Meu irmão puxou o meu braço, arrastando-me até a minha mãe, que me deu algumas palmadas. Por sorte Ana já havia ido embora ou eu morreria de vergonha.

segunda-feira, 7 de junho de 2010

Gorete: a cinderela trash do Pânico na TV



Gorete foi o nome mais comentado pelos brasileiros no Twitter e tirou da Globo o primeiro lugar no Ibope. Sucesso estrondoso com uma fórmula que parece nunca perder o encanto. Na insólita versão do Pânico na TV para o conto da Cinderela, Sabrina Sato assume o papel da Fada Madrinha - tendo a mídia como varinha mágica - e realiza os sonhos da protagonista. Para os Irmãos Grimm, à meia noite a carruagem vira abóbora. Gorete ainda deve posar pelada.

A nova Cinderela desfilou em um evento de moda em São Paulo sorrindo bastante agora que tinha dentes e balançando o longo aplique capilar de 3.800 reais. O vestido da versão clássica do conto era feito de retalhos, mas em uma releitura contemporânea, nada mais coerente do que servir para merchandising de alguma grife. O contraste entre a Gorete de hoje e a antes conhecida como Paula Veludo, cujas participações no Pânico variavam de papéis de bruxa a vampira, é que precisava chocar, numa época em que fórmulas como essa já foram quase esgotadas. Conseguiu. A plateia entusiasmada grita o nome de Gorete. O desfile é seu baile encantado; a glória, o seu príncipe.

Antes do evento, a mulher feia que demorou quase meia hora para conseguir ajuda para trocar um pneu, agora transformada - se não em Gisele Bündchen como queria, ao menos um tanto mais jeitosa – espera apenas poucos segundos até um jovem rapaz se dispor a fazer o serviço. Na história de Gorete, ao empurrãozinho na capacidade de despertar desejo sexual ou simpatia, soma-se a espécie de mutação que a fez se tornar o foco do interesse da massa.
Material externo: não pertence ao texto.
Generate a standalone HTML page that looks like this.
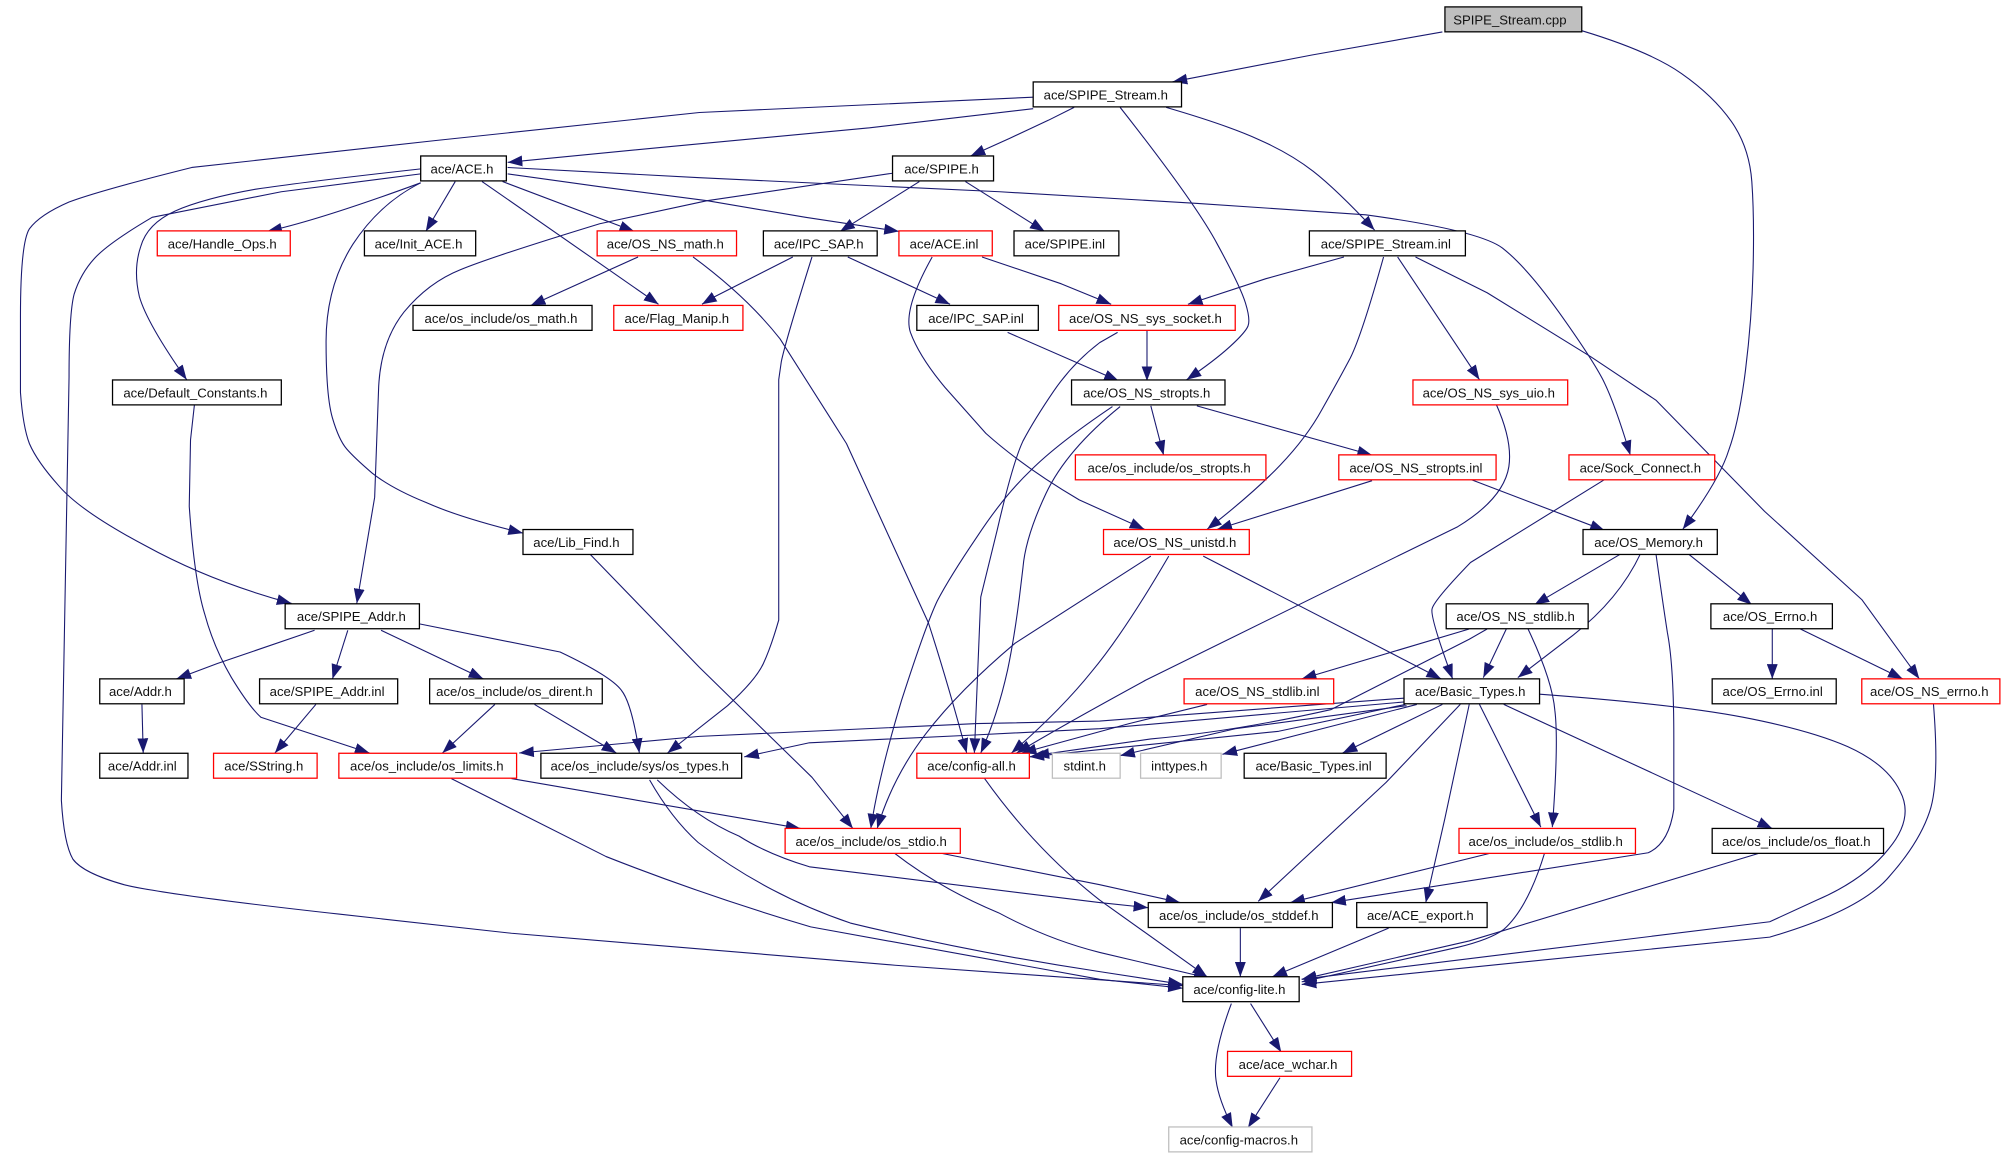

O conto do vestido rosa e as pernas de fora de Geisy Arruda já se perdia de vista antes do final feliz - talvez ligado a alguma das produtoras de filmes pornôs que mostraram interesse em um contrato - e Gorete teve seu caminho facilitado. O Pânico e a mídia também participaram da transformação de Geyse, mas nesse caso os chamados bons costumes e um senso de moralidade medieval é que por ainda terem força suficiente para dividir opiniões, fizeram as vezes de fada-madrinha.

Histórias como a das duas e de quaisquer outras cinderelas não remetem a um espaço ou tempo determinado. Sua origem é desconhecida, encontrando-se registros sem relação alguma entre milhares de anos. Kant, na Crítica da Razão Pura, apresenta a base para a compreensão do que é inato ao homem, do que tem como alicerce algo a priori, independente de qualquer experiência obtida através dos sentidos. Trata-se entre outras coisas, da busca por Deus, mas também pode profetizar o eterno retorno do fascínio exercido por contos como esses. Geyse e Gorete são personagens bem diferentes, assim como a Linda Mulher de Júlia Roberts tampouco se parece com algum vencedor de reality show. Apenas compartilham o destino de terem se tornado a representação de um arquétipo. Um desejo humano, demasiado humano, de ser reconhecido e tratado como especial por alguma força superior, mesmo sendo apenas mais um. Somente uma forma de vida, entre o infinito de possibilidades do universo, e não a imagem e semelhança do próprio Criador; apenas uma pessoa parecida com tantas outras, escolhida ao acaso, ou por um milionário no cinema ou por um programa na TV. Gorete faz sucesso porque toda mulher que se ache feia provavelmente quer ser bonita; porque toda a raça humana quer ser salva.